- **SET PROBLEM**
Will you output all of the data below exactly, omitting the images?

--- Begin COLLECTED MATERIAL ---

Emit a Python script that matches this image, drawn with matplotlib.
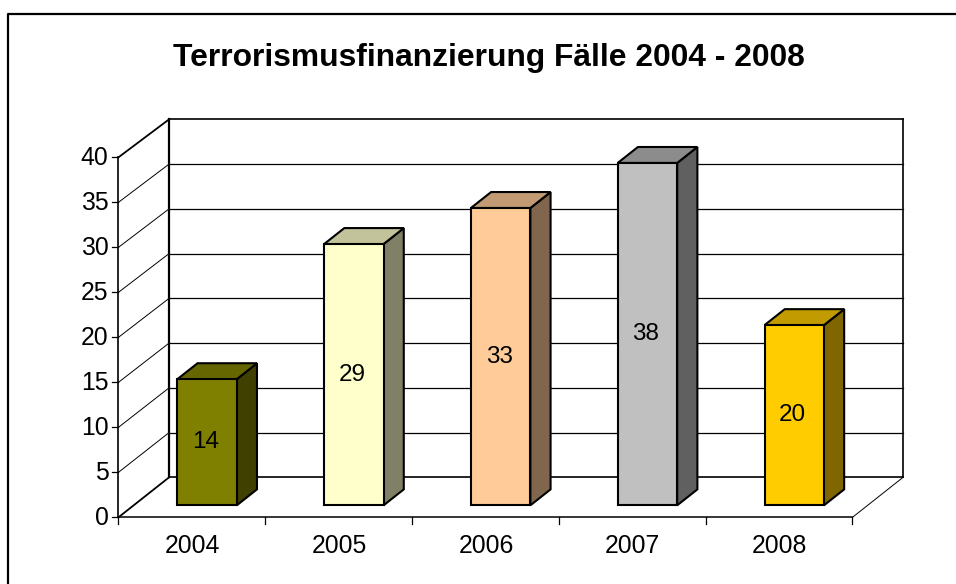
import matplotlib
matplotlib.use("Agg")
import matplotlib.pyplot as plt
from matplotlib.patches import Polygon

plt.rcParams["font.family"] = ["Liberation Sans", "DejaVu Sans"]

# data
years = ["2004", "2005", "2006", "2007", "2008"]
cases = [14, 29, 33, 38, 20]
y_ticks = [0, 5, 10, 15, 20, 25, 30, 35, 40]
title = "Terrorismusfinanzierung Fälle 2004 - 2008"

front_colors = ["#808000", "#FFFFCC", "#FFCC99", "#C0C0C0", "#FFCC00"]
side_colors = ["#404000", "#808066", "#80664D", "#606060", "#806600"]
top_colors = ["#666600", "#C2C29B", "#C29B74", "#8C8C8C", "#C29B00"]

# pixel layout of the fake 3d box
X0 = 118.5
Y0 = 517.3
CAT_W = 146.8
UNIT_FRONT = 9.0
UNIT_BACK = 8.95
DEPTH_X = 50.5
DEPTH_Y = 39.9
BAR_W = 0.405
BAR_D0 = 0.3
BAR_D1 = 0.7
BAR_UNIT = 9.01


def proj(cat, val, depth=0.0, unit=None):
    # category position, value, depth 0..1 -> pixel position
    if unit is None:
        unit = UNIT_FRONT + depth * (UNIT_BACK - UNIT_FRONT)
    return (X0 + cat * CAT_W + depth * DEPTH_X,
            Y0 - val * unit - depth * DEPTH_Y)


def line(ax, a, b, lw=1.0, color="black"):
    ax.plot([a[0], b[0]], [a[1], b[1]], color=color, lw=lw,
            solid_capstyle="projecting", zorder=2)


fig = plt.figure(figsize=(9.56, 5.84), dpi=100)
ax = fig.add_axes([0, 0, 1, 1])
ax.set_xlim(0, 956)
ax.set_ylim(584, 0)
ax.axis("off")

# outer chart frame, cropped on the right and at the bottom
ax.plot([8.5, 8.5, 956], [584, 13.5, 13.5], color="black", lw=1.6)

n = len(years)
ymax = y_ticks[-1]

# gridlines on back wall and side wall
for v in y_ticks[1:-1]:
    line(ax, proj(0, v, 1), proj(n, v, 1), lw=0.9)
    line(ax, proj(0, v, 0), proj(0, v, 1), lw=0.7)

# box edges
line(ax, proj(0, 0, 1), proj(0, ymax, 1), lw=1.6)
line(ax, proj(0, ymax, 1), proj(n, ymax, 1), lw=1.2)
line(ax, proj(n, 0, 1), proj(n, ymax, 1), lw=1.2)
line(ax, proj(0, 0, 1), proj(n, 0, 1), lw=1.2)
line(ax, proj(0, 0, 0), proj(0, ymax, 0), lw=1.2)
line(ax, proj(0, ymax, 0), proj(0, ymax, 1), lw=1.3)
line(ax, proj(0, 0, 0), proj(0, 0, 1), lw=1.3)
line(ax, proj(0, 0, 0), proj(n, 0, 0), lw=1.1)
line(ax, proj(n, 0, 0), proj(n, 0, 1), lw=0.7)

# ticks and tick labels
for v in y_ticks:
    x, y = proj(0, v, 0)
    ax.plot([x - 6, x], [y, y], color="black", lw=0.9)
    ax.text(x - 10, y - 2, str(v), ha="right", va="center_baseline", fontsize=17.8)

for i in range(n + 1):
    x, y = proj(i, 0, 0)
    ax.plot([x, x], [y, y + 6.5], color="black", lw=0.9)

for i, year in enumerate(years):
    x, y = proj(i + 0.5, 0, 0)
    ax.text(x + 0.5, y + 26, year, ha="center", va="center_baseline", fontsize=17.8)

# bars
for i, val in enumerate(cases):
    left = i + 0.5 - BAR_W / 2
    right = i + 0.5 + BAR_W / 2
    front = [proj(left, 0, BAR_D0), proj(right, 0, BAR_D0),
             proj(right, val, BAR_D0, BAR_UNIT), proj(left, val, BAR_D0, BAR_UNIT)]
    side = [proj(right, 0, BAR_D0), proj(right, 0, BAR_D1),
            proj(right, val, BAR_D1, BAR_UNIT), proj(right, val, BAR_D0, BAR_UNIT)]
    top = [proj(left, val, BAR_D0, BAR_UNIT), proj(right, val, BAR_D0, BAR_UNIT),
           proj(right, val, BAR_D1, BAR_UNIT), proj(left, val, BAR_D1, BAR_UNIT)]
    for pts, col in [(side, side_colors[i]), (top, top_colors[i]), (front, front_colors[i])]:
        ax.add_patch(Polygon(pts, closed=True, facecolor=col, edgecolor="black",
                             lw=1.5, joinstyle="miter", zorder=3))
    cx, cy = proj(i + 0.5, val / 2, BAR_D0, BAR_UNIT)
    ax.text(cx - 1.5, cy - 2.5, str(val), ha="center", va="center_baseline", fontsize=17.5, zorder=4)

ax.text(489, 66, title, ha="center", va="baseline", fontsize=22.9, fontweight="bold")

fig.savefig("out.png", dpi=100)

--- End COLLECTED MATERIAL ---

- **TASK ANSWER**
Emit a Python script that matches this image, drawn with matplotlib.
import matplotlib
matplotlib.use("Agg")
import matplotlib.pyplot as plt
from matplotlib.patches import Polygon

plt.rcParams["font.family"] = ["Liberation Sans", "DejaVu Sans"]

# data
years = ["2004", "2005", "2006", "2007", "2008"]
cases = [14, 29, 33, 38, 20]
y_ticks = [0, 5, 10, 15, 20, 25, 30, 35, 40]
title = "Terrorismusfinanzierung Fälle 2004 - 2008"

front_colors = ["#808000", "#FFFFCC", "#FFCC99", "#C0C0C0", "#FFCC00"]
side_colors = ["#404000", "#808066", "#80664D", "#606060", "#806600"]
top_colors = ["#666600", "#C2C29B", "#C29B74", "#8C8C8C", "#C29B00"]

# pixel layout of the fake 3d box
X0 = 118.5
Y0 = 517.3
CAT_W = 146.8
UNIT_FRONT = 9.0
UNIT_BACK = 8.95
DEPTH_X = 50.5
DEPTH_Y = 39.9
BAR_W = 0.405
BAR_D0 = 0.3
BAR_D1 = 0.7
BAR_UNIT = 9.01


def proj(cat, val, depth=0.0, unit=None):
    # category position, value, depth 0..1 -> pixel position
    if unit is None:
        unit = UNIT_FRONT + depth * (UNIT_BACK - UNIT_FRONT)
    return (X0 + cat * CAT_W + depth * DEPTH_X,
            Y0 - val * unit - depth * DEPTH_Y)


def line(ax, a, b, lw=1.0, color="black"):
    ax.plot([a[0], b[0]], [a[1], b[1]], color=color, lw=lw,
            solid_capstyle="projecting", zorder=2)


fig = plt.figure(figsize=(9.56, 5.84), dpi=100)
ax = fig.add_axes([0, 0, 1, 1])
ax.set_xlim(0, 956)
ax.set_ylim(584, 0)
ax.axis("off")

# outer chart frame, cropped on the right and at the bottom
ax.plot([8.5, 8.5, 956], [584, 13.5, 13.5], color="black", lw=1.6)

n = len(years)
ymax = y_ticks[-1]

# gridlines on back wall and side wall
for v in y_ticks[1:-1]:
    line(ax, proj(0, v, 1), proj(n, v, 1), lw=0.9)
    line(ax, proj(0, v, 0), proj(0, v, 1), lw=0.7)

# box edges
line(ax, proj(0, 0, 1), proj(0, ymax, 1), lw=1.6)
line(ax, proj(0, ymax, 1), proj(n, ymax, 1), lw=1.2)
line(ax, proj(n, 0, 1), proj(n, ymax, 1), lw=1.2)
line(ax, proj(0, 0, 1), proj(n, 0, 1), lw=1.2)
line(ax, proj(0, 0, 0), proj(0, ymax, 0), lw=1.2)
line(ax, proj(0, ymax, 0), proj(0, ymax, 1), lw=1.3)
line(ax, proj(0, 0, 0), proj(0, 0, 1), lw=1.3)
line(ax, proj(0, 0, 0), proj(n, 0, 0), lw=1.1)
line(ax, proj(n, 0, 0), proj(n, 0, 1), lw=0.7)

# ticks and tick labels
for v in y_ticks:
    x, y = proj(0, v, 0)
    ax.plot([x - 6, x], [y, y], color="black", lw=0.9)
    ax.text(x - 10, y - 2, str(v), ha="right", va="center_baseline", fontsize=17.8)

for i in range(n + 1):
    x, y = proj(i, 0, 0)
    ax.plot([x, x], [y, y + 6.5], color="black", lw=0.9)

for i, year in enumerate(years):
    x, y = proj(i + 0.5, 0, 0)
    ax.text(x + 0.5, y + 26, year, ha="center", va="center_baseline", fontsize=17.8)

# bars
for i, val in enumerate(cases):
    left = i + 0.5 - BAR_W / 2
    right = i + 0.5 + BAR_W / 2
    front = [proj(left, 0, BAR_D0), proj(right, 0, BAR_D0),
             proj(right, val, BAR_D0, BAR_UNIT), proj(left, val, BAR_D0, BAR_UNIT)]
    side = [proj(right, 0, BAR_D0), proj(right, 0, BAR_D1),
            proj(right, val, BAR_D1, BAR_UNIT), proj(right, val, BAR_D0, BAR_UNIT)]
    top = [proj(left, val, BAR_D0, BAR_UNIT), proj(right, val, BAR_D0, BAR_UNIT),
           proj(right, val, BAR_D1, BAR_UNIT), proj(left, val, BAR_D1, BAR_UNIT)]
    for pts, col in [(side, side_colors[i]), (top, top_colors[i]), (front, front_colors[i])]:
        ax.add_patch(Polygon(pts, closed=True, facecolor=col, edgecolor="black",
                             lw=1.5, joinstyle="miter", zorder=3))
    cx, cy = proj(i + 0.5, val / 2, BAR_D0, BAR_UNIT)
    ax.text(cx - 1.5, cy - 2.5, str(val), ha="center", va="center_baseline", fontsize=17.5, zorder=4)

ax.text(489, 66, title, ha="center", va="baseline", fontsize=22.9, fontweight="bold")

fig.savefig("out.png", dpi=100)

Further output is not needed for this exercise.